Addictive – From personal experience, having only played it fully once. I found it addictive to an extent. After the initial learning curve and becoming familiar with the mechanics, eventually an attachment to the games crazy antics and overtly amazing feats that can be accomplished from this very simple idea. I’ve since been longing to start another play-though to see what else i can do.


Does it have a score? – Yes, a score is present in the game.
Appropriate – As an alternate reality Steampunk game, the score relatively contrasts this in corresponding fashion.
Mood Change – The score is particularly scene-centric.
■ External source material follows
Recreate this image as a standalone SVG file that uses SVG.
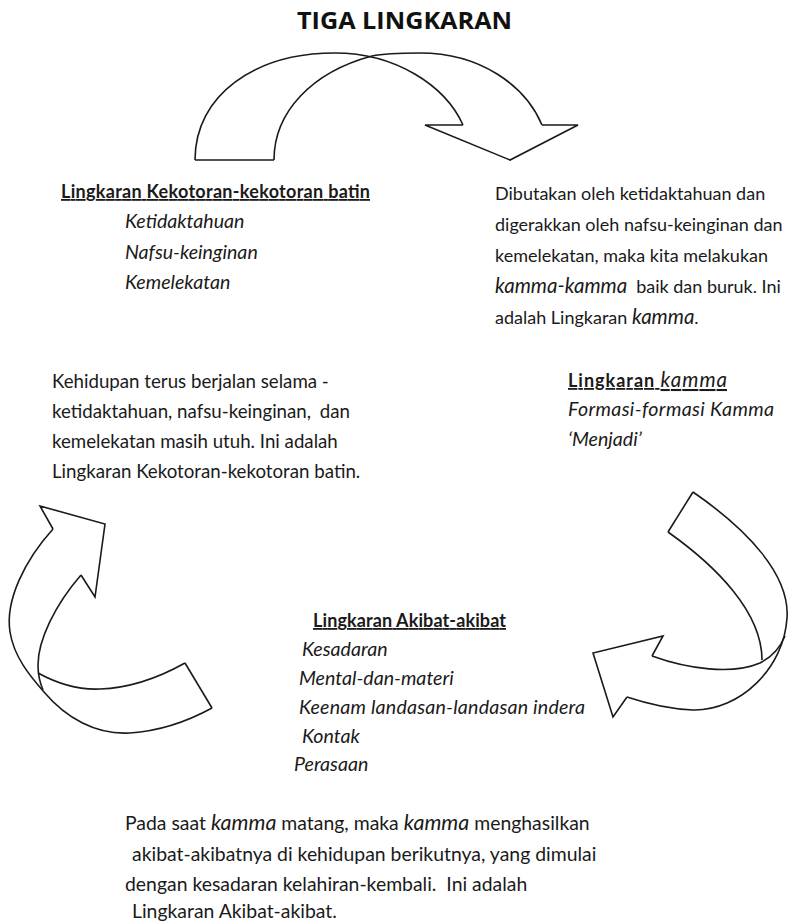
<svg xmlns="http://www.w3.org/2000/svg" width="805" height="922" viewBox="0 0 805 922">
  <style>
    .t { font-family: Lato, "Open Sans", "Liberation Sans", sans-serif; font-size: 18px; fill: #1a1a1a; }
    .h { font-weight: bold; text-decoration: underline; }
    .i { font-style: italic; font-size: 19.6px; }
    .mid { font-size: 18.7px; }
    .big { font-size: 19.4px; }
    .k { font-style: italic; font-size: 20.5px; }
    .kb { font-style: italic; font-size: 21.5px; }
    .title { font-family: "Open Sans", "Liberation Sans", sans-serif; font-size: 24px; font-weight: bold; fill: #111; }
    .arrow path { fill: none; stroke: #1a1a1a; stroke-width: 1.6; stroke-linejoin: miter; }
  </style>
  <rect width="805" height="922" fill="#fff"/>

  <text class="title" x="297" y="29" textLength="215" lengthAdjust="spacingAndGlyphs">TIGA LINGKARAN</text>

  <g id="connectors">
    <!-- top twisted arrow -->
    <g id="arrow-top" class="arrow">
      <path d="M195,160 L274,160"/>
      <path d="M195,160 C195,95 255,53 335,53 C395,53 445,85 463,125"/>
      <path d="M274,160 C274,112 312,72 372,56 C386,53 400,53 420,53 C480,53 525,85 542,125"/>
      <path d="M463,125 L425,125 L510,160 L578,125 L542,125"/>
    </g>
    <!-- right twisted arrow -->
    <g id="arrow-right" class="arrow">
      <path d="M693,492 L668,532"/>
      <path d="M693,492 C748,530 790,575 787,618 C784,668 740,711 693,710 C668,709 645,703 627,697"/>
      <path d="M668,532 C716,566 762,612 762,660"/>
      <path d="M652,656 C688,669 732,675 760,663 C772,657 780,648 785,636"/>
      <path d="M652,656 L663,636 L593,653 L613,717 L627,697"/>
    </g>
    <!-- left twisted arrow -->
    <g id="arrow-left" class="arrow">
      <path d="M185,663 L212,708"/>
      <path d="M53,529 C25,560 5,600 10,632 C14,657 30,676 44,692 C66,718 96,735 130,733 C160,731 190,720 212,708"/>
      <path d="M81,575 C55,605 38,640 38,665 C38,675 40,683 43,690"/>
      <path d="M38,673 C60,685 80,690 100,689 C130,688 160,677 185,663"/>
      <path d="M53,529 L40,506 L105,524 L95,597 L81,575"/>
    </g>
  </g>

  <g id="node-kekotoran">
    <text class="t h" x="61" y="198" textLength="309">Lingkaran Kekotoran-kekotoran batin</text>
    <text class="t i" x="125" y="228">Ketidaktahuan</text>
    <text class="t i" x="125" y="259">Nafsu-keinginan</text>
    <text class="t i" x="125" y="289">Kemelekatan</text>
  </g>

  <g id="node-kamma-desc">
    <text class="t" x="495" y="200">Dibutakan oleh ketidaktahuan dan</text>
    <text class="t" x="495" y="231">digerakkan oleh nafsu-keinginan dan</text>
    <text class="t" x="495" y="262">kemelekatan, maka kita melakukan</text>
    <text class="t" x="495" y="293"><tspan class="k">kamma-kamma</tspan><tspan dx="9">baik dan buruk. Ini</tspan></text>
    <text class="t" x="495" y="324">adalah Lingkaran <tspan class="k">kamma</tspan>.</text>
  </g>

  <g id="node-kekotoran-desc">
    <text class="t mid" x="52" y="388">Kehidupan terus berjalan selama -</text>
    <text class="t mid" x="52" y="418">ketidaktahuan, nafsu-keinginan, <tspan dx="4">dan</tspan></text>
    <text class="t mid" x="52" y="448">kemelekatan masih utuh. Ini adalah</text>
    <text class="t mid" x="52" y="478">Lingkaran Kekotoran-kekotoran batin.</text>
  </g>

  <g id="node-kamma">
    <text class="t h" x="568" y="387" textLength="159">Lingkaran <tspan class="k" font-weight="normal" font-size="21px">kamma</tspan></text>
    <text class="t i" x="568" y="416" textLength="206">Formasi-formasi Kamma</text>
    <text class="t i" x="568" y="446">‘Menjadi’</text>
  </g>

  <g id="node-akibat">
    <text class="t h" x="313" y="627" textLength="193">Lingkaran Akibat-akibat</text>
    <text class="t i" x="302" y="656">Kesadaran</text>
    <text class="t i" x="299" y="685">Mental-dan-materi</text>
    <text class="t i" x="299" y="714" textLength="286">Keenam landasan-landasan indera</text>
    <text class="t i" x="302" y="743">Kontak</text>
    <text class="t i" x="294" y="771">Perasaan</text>
  </g>

  <g id="node-akibat-desc">
    <text class="t big" x="125" y="830">Pada saat <tspan class="kb">kamma</tspan> matang, maka <tspan class="kb">kamma</tspan> menghasilkan</text>
    <text class="t big" x="132" y="861">akibat-akibatnya di kehidupan berikutnya, yang dimulai</text>
    <text class="t big" x="125" y="891">dengan kesadaran kelahiran-kembali. <tspan dx="5">Ini adalah</tspan></text>
    <text class="t big" x="132" y="918">Lingkaran Akibat-akibat.</text>
  </g>
</svg>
Usually you’ll hear it ambivalently appear from time to time but it’s more prominent for setting either an intensity or a soft nature to particular scenes.
Voice Acting Under Shadow – The score usually never impacts further than background noise in comparison to voice acting, this allows for the scene to be amplified emotionally by the score but maintain the integrity of the voice acting.


Does it have a Narrative/Story – Yes, Dishonored indeed does have a narrative as previously explained.
Structure – In terms of the scope of the story. it is linear but the way in which the choices and the resultant branches of these are laid out
Captivating – I found myself compelled to the end with this story. Usually in most video games within the modern era they rely on the protagonist having a voice instead of letting the player project themselves onto him/her. Having the ability to do this with Corvo and experience the story in this way, truly is captivating.
Plot Twist – Like all good plots, there’s always a plot twist. Having not read any spoiler material prior to playing this game, i did predict that this specific event may happen but my enthrallment with the game allowed me to experience the initial gratifying shock that i’ve missed about most games within the generation.